Kittie Bruneau (née en 1929), une artiste-peintre hors norme, nous a quitté le  6 avril dernier. Après des études à l’École des beaux-arts de Montréal  (1946-1949), Kittie Bruneau passera huit années à Paris où elle se fera  remarquer dans une chorégraphie de Maurice Béjart (1927-2007) sur une  musique concrète, Symphonie pour un homme seul, composée par Pierre  Henry (1927-2017).

Durant son séjour européen, elle découvre les artistes et écrivains du  Groupe Cobra (COpenhague, BRuxelles, Amsterdam) dont Karel Appel  (1921-2006), Corneille (1922-2010) et Asger Jorn (1914-1973). Ces artistes  prennent pour modèle des formes d’art qui ne sont pas valorisées par l’élite  dominante du moment. La peinture des membres de Cobra marquera  définitivement l’œuvre de Kittie Bruneau.

Dès son retour au Québec en 1959, elle attire l’attention du célèbre critique  Rodolphe de Repentigny (1926-1959) qui souligne sa participation au  Concours artistique de la province du Québec avec deux tableaux « où des  formes vaguement illustratives sont traitées avec emportement » (La Presse, 13 mars 1959). Quelques mois plus tard, il remarque son « style précis, plein  d’éléments graphiques » lors de l’événement estival le Square des arts organisé au carré Dominion (La Presse, 4 juillet 1959).

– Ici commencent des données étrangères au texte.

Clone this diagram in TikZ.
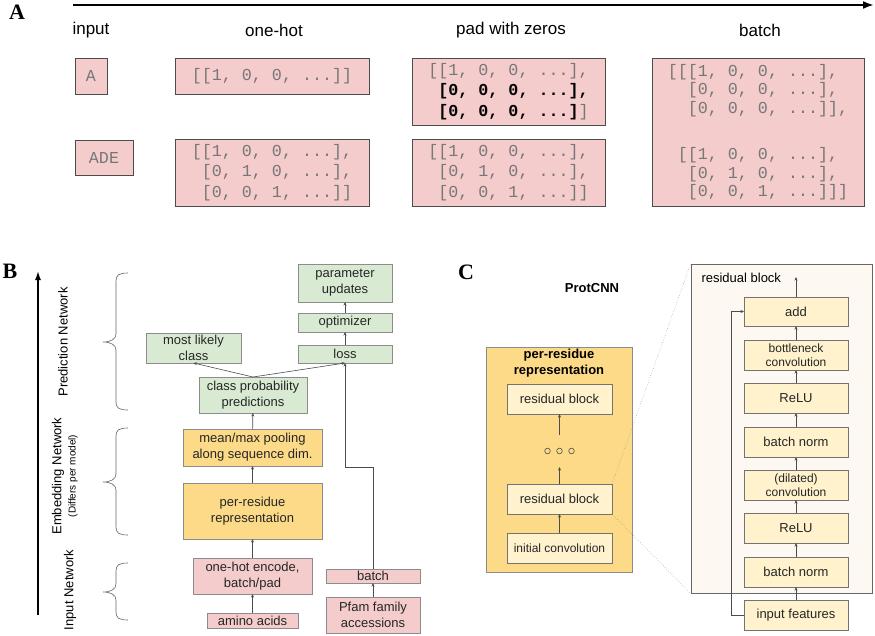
\documentclass[tikz,border=0pt]{standalone}
\usepackage{fontspec}
\setmainfont{Liberation Sans}
\setmonofont{Liberation Mono}
\newfontfamily\panelfont{Liberation Serif}
\usetikzlibrary{arrows.meta}

\definecolor{pinkfill}{HTML}{F4CCCC}
\definecolor{greenfill}{HTML}{D9EAD3}
\definecolor{goldfill}{HTML}{FCDA88}
\definecolor{creamfill}{HTML}{FFF2CC}
\definecolor{panelfill}{HTML}{FDF9F2}
\definecolor{monogray}{HTML}{777777}
\definecolor{edgegray}{HTML}{8C8C8C}

\newcommand{\monosp}{\hspace*{0.6em}}
\newcommand{\netbrace}[3]{% top, tip, bottom
  \draw[bracestyle] (128,#1) .. controls (119,#1) and (116,{#1+2}) .. (116,{#1+8})
    -- (116,{#2-8}) .. controls (116,{#2-3}) and (111,#2) .. (103,#2)
    .. controls (111,#2) and (116,{#2+3}) .. (116,{#2+8})
    -- (116,{#3-8}) .. controls (116,{#3-2}) and (119,#3) .. (128,#3);}

\tikzset{
  plainbox/.style={draw=edgegray, line width=0.7pt, inner sep=0pt, outer sep=0pt,
    align=center, text=black!85, font=\fontsize{13}{16}\selectfont},
  abox/.style={plainbox, draw=black!70, fill=pinkfill, text=monogray,
    font=\ttfamily\fontsize{16.7}{20.5}\selectfont, align=left},
  pbox/.style={plainbox, fill=pinkfill},
  gbox/.style={plainbox, fill=greenfill},
  ybox/.style={plainbox, fill=goldfill},
  cbox/.style={plainbox, fill=creamfill, draw=black!55},
  arr/.style={draw=black!70, line width=0.6pt, -{Stealth[length=3.5pt,width=3pt]}},
  heading/.style={font=\fontsize{17}{20}\selectfont},
  panellabel/.style={font=\panelfont\bfseries\fontsize{22}{22}\selectfont},
  netlabel/.style={rotate=90, font=\fontsize{13}{15}\selectfont},
  bracestyle/.style={draw=black!60, line width=0.6pt},
}

\begin{document}
\begin{tikzpicture}[x=1pt, y=-1pt]
\useasboundingbox (0,0) rectangle (875,635);

% A: one-hot, pad, batch
\node[panellabel] (labA) at (17,12) {A};
\coordinate (tstart) at (73,5);
\coordinate (tend) at (874,5);
\draw[line width=2pt, -{Latex[length=11pt,width=8pt]}] (tstart) -- (tend);
\node[heading] (hin) at (91,30) {input};
\node[heading] (hone) at (274,30) {one-hot};
\node[heading] (hpad) at (511,30) {pad with zeros};
\node[heading] (hbatch) at (760,30) {batch};

\node[abox, minimum width=32pt, minimum height=36pt] (inA) at (91,76) {A};
\node[abox, minimum width=58pt, minimum height=35pt] (inADE) at (104,157.5) {ADE};
\node[abox, minimum width=194pt, minimum height=36pt] (ohA) at (272,76) {[[1, 0, 0, ...]]};
\node[abox, minimum width=194pt, minimum height=67pt] (ohADE) at (272,172.5)
  {[[1, 0, 0, ...],\\ \monosp[0, 1, 0, ...],\\ \monosp[0, 0, 1, ...]]};
\node[abox, minimum width=193pt, minimum height=67pt] (padA) at (508.5,91.5)
  {[[1, 0, 0, ...],\\ \monosp{\color{black}\bfseries[0, 0, 0, ...],}\\ \monosp{\color{black}\bfseries[0, 0, 0, ...]}]};
\node[abox, minimum width=193pt, minimum height=67pt] (padADE) at (508.5,172.5)
  {[[1, 0, 0, ...],\\ \monosp[0, 1, 0, ...],\\ \monosp[0, 0, 1, ...]]};
\node[abox, minimum width=212pt, minimum height=148pt, font=\ttfamily\fontsize{16.7}{18.5}\selectfont] (batchA) at (758,132)
  {[[[1, 0, 0, ...],\\ \monosp\monosp[0, 0, 0, ...],\\ \monosp\monosp[0, 0, 0, ...]],\\[28pt]
   \monosp[[1, 0, 0, ...],\\ \monosp\monosp[0, 1, 0, ...],\\ \monosp\monosp[0, 0, 1, ...]]]};

% B: network
\node[panellabel] (labB) at (10,271) {B};
\coordinate (ybot) at (38,615);
\coordinate (ytop) at (38,271);
\draw[line width=1.5pt, -{Latex[length=9pt,width=6pt]}] (ybot) -- (ytop);
\node[netlabel] (predlab) at (63,342) {Prediction Network};
\node[netlabel] (emblab) at (58,476) {Embedding Network};
\node[netlabel, font=\fontsize{10}{12}\selectfont] (difflab) at (73,476) {(Differs per model)};
\node[netlabel] (inlab) at (70,590) {Input Network};
\netbrace{273}{342}{410}
\netbrace{428}{482}{535}
\netbrace{563}{592}{620}

\node[gbox, minimum width=94pt, minimum height=38pt] (upd) at (345,283) {parameter\\updates};
\node[gbox, minimum width=94pt, minimum height=19pt] (opt) at (345,322.5) {optimizer};
\node[gbox, minimum width=94pt, minimum height=18pt] (loss) at (345,354) {loss};
\node[gbox, minimum width=95pt, minimum height=30pt] (likely) at (193.5,348) {most likely\\class};
\node[gbox, minimum width=108pt, minimum height=36pt] (prob) at (253,395) {class probability\\predictions};
\node[ybox, minimum width=139pt, minimum height=37pt] (pool) at (252.5,447.5) {mean/max pooling\\along sequence dim.};
\node[ybox, minimum width=139pt, minimum height=56pt] (perres) at (252.5,511) {per-residue\\representation};
\node[pbox, minimum width=119pt, minimum height=36pt] (onehot) at (252.5,576) {one-hot encode,\\batch/pad};
\node[pbox, minimum width=91pt, minimum height=15pt] (amino) at (252.5,620.5) {amino acids};
\node[pbox, minimum width=94pt, minimum height=14pt] (batchB) at (373,576) {batch};
\node[pbox, minimum width=94pt, minimum height=36pt] (pfam) at (373,615) {Pfam family\\accessions};

\draw[arr] (amino) -- (onehot);
\draw[arr] (onehot) -- (perres);
\draw[arr] (perres) -- (pool);
\draw[arr] (pool) -- (prob);
\draw[arr] (prob.north) -- (likely.south);
\draw[arr] (prob.north) -- (loss.south);
\draw[arr] (loss) -- (opt);
\draw[arr] (opt) -- (upd);
\draw[arr] (pfam) -- (batchB);
\coordinate (bend) at (373,467);
\draw[arr] (batchB.north) -- (bend) -| (loss.south);

% C: ProtCNN
\node[panellabel] (labC) at (466,272) {C};
\node[font=\bfseries\fontsize{13}{15}\selectfont] (title) at (592,288) {ProtCNN};
\node[plainbox, fill=goldfill, draw=black!45, minimum width=146pt, minimum height=225pt] (outer) at (559,459.5) {};
\node[font=\bfseries\fontsize{13}{16}\selectfont, align=center] (outertitle) at (559,363) {per-residue\\representation};
\node[cbox, minimum width=105pt, minimum height=30pt] (rb2) at (559.5,399) {residual block};
\node[cbox, minimum width=105pt, minimum height=30pt] (rb1) at (559.5,499) {residual block};
\node[cbox, minimum width=105pt, minimum height=30pt, font=\fontsize{12}{14}\selectfont] (init) at (559.5,548) {initial convolution};
\foreach \dx in {-12,0,12}
  \draw[black!70, line width=0.6pt] (559.5+\dx,451) circle (2.8pt);
\coordinate (dotsin) at (559.5,467);
\coordinate (dotsout) at (559.5,435);
\draw[arr] (init) -- (rb1);
\draw[arr] (rb1) -- (dotsin);
\draw[arr] (dotsout) -- (rb2);

\node[draw=black!60, fill=panelfill, line width=0.7pt, inner sep=0pt, minimum width=181pt, minimum height=329pt] (rpanel) at (781.5,428.5) {};
\draw[black!45, dotted, line width=0.5pt] (rb1.north east) -- (rpanel.north west);
\draw[black!45, dotted, line width=0.5pt] (rb1.south east) -- (rpanel.south west);
\node[anchor=west, font=\fontsize{13}{15}\selectfont] (rplab) at (698,278) {residual block};

\node[cbox, minimum width=104pt, minimum height=29pt] (add) at (796,311.5) {add};
\node[cbox, minimum width=104pt, minimum height=30pt, font=\fontsize{12}{14.5}\selectfont] (bneck) at (796,355) {bottleneck\\convolution};
\node[cbox, minimum width=104pt, minimum height=30pt] (relu2) at (796,398) {ReLU};
\node[cbox, minimum width=104pt, minimum height=30pt] (bn2) at (796,442) {batch norm};
\node[cbox, minimum width=104pt, minimum height=30pt, font=\fontsize{12}{14.5}\selectfont] (conv) at (796,485) {(dilated)\\convolution};
\node[cbox, minimum width=104pt, minimum height=30pt] (relu1) at (796,528) {ReLU};
\node[cbox, minimum width=104pt, minimum height=30pt] (bn1) at (796,572) {batch norm};
\node[cbox, minimum width=104pt, minimum height=30pt] (feat) at (796,615) {input features};

\draw[arr] (feat) -- (bn1);
\draw[arr] (bn1) -- (relu1);
\draw[arr] (relu1) -- (conv);
\draw[arr] (conv) -- (bn2);
\draw[arr] (bn2) -- (relu2);
\draw[arr] (relu2) -- (bneck);
\draw[arr] (bneck) -- (add);
\coordinate (out) at (796,277);
\draw[arr] (add) -- (out);
\coordinate (skip) at (731,615);
\draw[arr] (feat.west) -- (skip) |- (add.west);
\end{tikzpicture}
\end{document}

À l’été 1961, elle s’installe sur l’île Bonaventure en face de Percé. À  l’époque, environ 160 personnes vivent sur l’île avant qu’elle ne soit  transformée en parc national et refuge faunique par le gouvernement du  Québec au début des années 1970.

Ce nouvel environnement marque rapidement les tableaux de Kittie  Bruneau qu’elle présente à Montréal dans les années 1960. Cette peinture  colorée, joyeuse, parfois grotesque, mais faussement naïve et empreinte de  poésie deviendra sa marque de commerce.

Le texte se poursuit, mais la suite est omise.